» Requirements
Retype only what runs from the beginning of the data through the line with "const RED = '#e8332b', ORANGE"; please omit the pictures and keep every line exact.

» Information supplied
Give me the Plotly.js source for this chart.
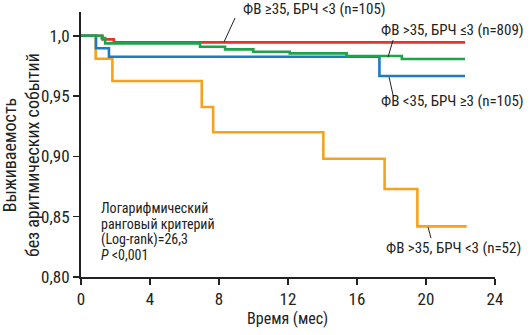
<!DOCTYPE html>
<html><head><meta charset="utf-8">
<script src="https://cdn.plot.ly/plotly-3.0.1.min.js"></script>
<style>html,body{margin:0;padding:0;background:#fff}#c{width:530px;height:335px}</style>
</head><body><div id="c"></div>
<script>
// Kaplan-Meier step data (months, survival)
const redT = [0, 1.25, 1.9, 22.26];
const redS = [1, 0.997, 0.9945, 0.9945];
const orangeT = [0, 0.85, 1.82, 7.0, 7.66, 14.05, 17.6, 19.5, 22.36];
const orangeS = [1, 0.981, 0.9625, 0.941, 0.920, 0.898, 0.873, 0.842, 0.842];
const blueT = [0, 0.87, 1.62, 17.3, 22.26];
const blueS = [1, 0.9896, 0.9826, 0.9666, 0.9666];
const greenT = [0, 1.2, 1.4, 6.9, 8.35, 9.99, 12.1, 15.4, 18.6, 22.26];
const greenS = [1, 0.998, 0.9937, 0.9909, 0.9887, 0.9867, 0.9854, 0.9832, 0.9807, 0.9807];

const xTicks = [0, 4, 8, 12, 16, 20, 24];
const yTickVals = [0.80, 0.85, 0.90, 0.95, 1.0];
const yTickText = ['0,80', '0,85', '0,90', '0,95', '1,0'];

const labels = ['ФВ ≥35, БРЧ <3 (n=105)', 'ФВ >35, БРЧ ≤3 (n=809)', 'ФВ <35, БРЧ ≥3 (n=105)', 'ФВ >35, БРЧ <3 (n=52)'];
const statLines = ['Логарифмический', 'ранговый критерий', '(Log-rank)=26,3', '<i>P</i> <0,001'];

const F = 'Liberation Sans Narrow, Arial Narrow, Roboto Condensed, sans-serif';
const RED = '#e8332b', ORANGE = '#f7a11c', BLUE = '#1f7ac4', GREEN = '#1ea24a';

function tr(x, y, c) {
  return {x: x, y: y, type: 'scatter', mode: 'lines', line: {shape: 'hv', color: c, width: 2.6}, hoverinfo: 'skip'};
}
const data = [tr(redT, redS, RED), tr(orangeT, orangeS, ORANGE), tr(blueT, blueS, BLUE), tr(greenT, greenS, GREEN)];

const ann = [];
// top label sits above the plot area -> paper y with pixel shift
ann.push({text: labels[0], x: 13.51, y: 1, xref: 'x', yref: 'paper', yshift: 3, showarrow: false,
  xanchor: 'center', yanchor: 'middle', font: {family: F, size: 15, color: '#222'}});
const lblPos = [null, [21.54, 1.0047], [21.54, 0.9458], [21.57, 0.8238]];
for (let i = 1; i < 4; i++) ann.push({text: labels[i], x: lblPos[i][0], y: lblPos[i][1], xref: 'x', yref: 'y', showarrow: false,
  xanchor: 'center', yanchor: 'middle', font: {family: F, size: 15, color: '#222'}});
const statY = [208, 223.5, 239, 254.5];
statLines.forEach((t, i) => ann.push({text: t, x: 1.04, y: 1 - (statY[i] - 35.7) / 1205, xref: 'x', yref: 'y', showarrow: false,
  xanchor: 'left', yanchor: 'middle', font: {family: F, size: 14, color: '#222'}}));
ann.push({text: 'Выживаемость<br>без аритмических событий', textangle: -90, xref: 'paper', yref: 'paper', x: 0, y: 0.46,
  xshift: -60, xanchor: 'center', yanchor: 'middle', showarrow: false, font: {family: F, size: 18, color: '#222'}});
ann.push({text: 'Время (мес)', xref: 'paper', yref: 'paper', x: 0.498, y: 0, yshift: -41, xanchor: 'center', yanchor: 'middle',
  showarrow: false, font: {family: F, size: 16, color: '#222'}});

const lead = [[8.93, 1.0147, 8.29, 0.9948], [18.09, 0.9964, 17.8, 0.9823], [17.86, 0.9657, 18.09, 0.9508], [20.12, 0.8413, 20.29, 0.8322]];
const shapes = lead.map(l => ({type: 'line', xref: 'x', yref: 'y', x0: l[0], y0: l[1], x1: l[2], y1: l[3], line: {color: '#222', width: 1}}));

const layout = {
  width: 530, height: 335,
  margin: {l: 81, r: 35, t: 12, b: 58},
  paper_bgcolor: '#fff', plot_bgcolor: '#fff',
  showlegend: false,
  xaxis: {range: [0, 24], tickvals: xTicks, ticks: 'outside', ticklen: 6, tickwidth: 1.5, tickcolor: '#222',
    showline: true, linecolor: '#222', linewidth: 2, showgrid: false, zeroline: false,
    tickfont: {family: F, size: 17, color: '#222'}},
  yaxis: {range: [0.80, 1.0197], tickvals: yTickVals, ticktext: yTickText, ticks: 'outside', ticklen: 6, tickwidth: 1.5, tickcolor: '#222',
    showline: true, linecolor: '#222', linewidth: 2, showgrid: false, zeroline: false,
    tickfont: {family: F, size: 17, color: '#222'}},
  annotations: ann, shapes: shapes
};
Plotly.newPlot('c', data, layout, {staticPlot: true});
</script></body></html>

» Exercise output
Give me the Plotly.js source for this chart.
<!DOCTYPE html>
<html><head><meta charset="utf-8">
<script src="https://cdn.plot.ly/plotly-3.0.1.min.js"></script>
<style>html,body{margin:0;padding:0;background:#fff}#c{width:530px;height:335px}</style>
</head><body><div id="c"></div>
<script>
// Kaplan-Meier step data (months, survival)
const redT = [0, 1.25, 1.9, 22.26];
const redS = [1, 0.997, 0.9945, 0.9945];
const orangeT = [0, 0.85, 1.82, 7.0, 7.66, 14.05, 17.6, 19.5, 22.36];
const orangeS = [1, 0.981, 0.9625, 0.941, 0.920, 0.898, 0.873, 0.842, 0.842];
const blueT = [0, 0.87, 1.62, 17.3, 22.26];
const blueS = [1, 0.9896, 0.9826, 0.9666, 0.9666];
const greenT = [0, 1.2, 1.4, 6.9, 8.35, 9.99, 12.1, 15.4, 18.6, 22.26];
const greenS = [1, 0.998, 0.9937, 0.9909, 0.9887, 0.9867, 0.9854, 0.9832, 0.9807, 0.9807];

const xTicks = [0, 4, 8, 12, 16, 20, 24];
const yTickVals = [0.80, 0.85, 0.90, 0.95, 1.0];
const yTickText = ['0,80', '0,85', '0,90', '0,95', '1,0'];

const labels = ['ФВ ≥35, БРЧ <3 (n=105)', 'ФВ >35, БРЧ ≤3 (n=809)', 'ФВ <35, БРЧ ≥3 (n=105)', 'ФВ >35, БРЧ <3 (n=52)'];
const statLines = ['Логарифмический', 'ранговый критерий', '(Log-rank)=26,3', '<i>P</i> <0,001'];

const F = 'Liberation Sans Narrow, Arial Narrow, Roboto Condensed, sans-serif';
const RED = '#e8332b', ORANGE = '#f7a11c', BLUE = '#1f7ac4', GREEN = '#1ea24a';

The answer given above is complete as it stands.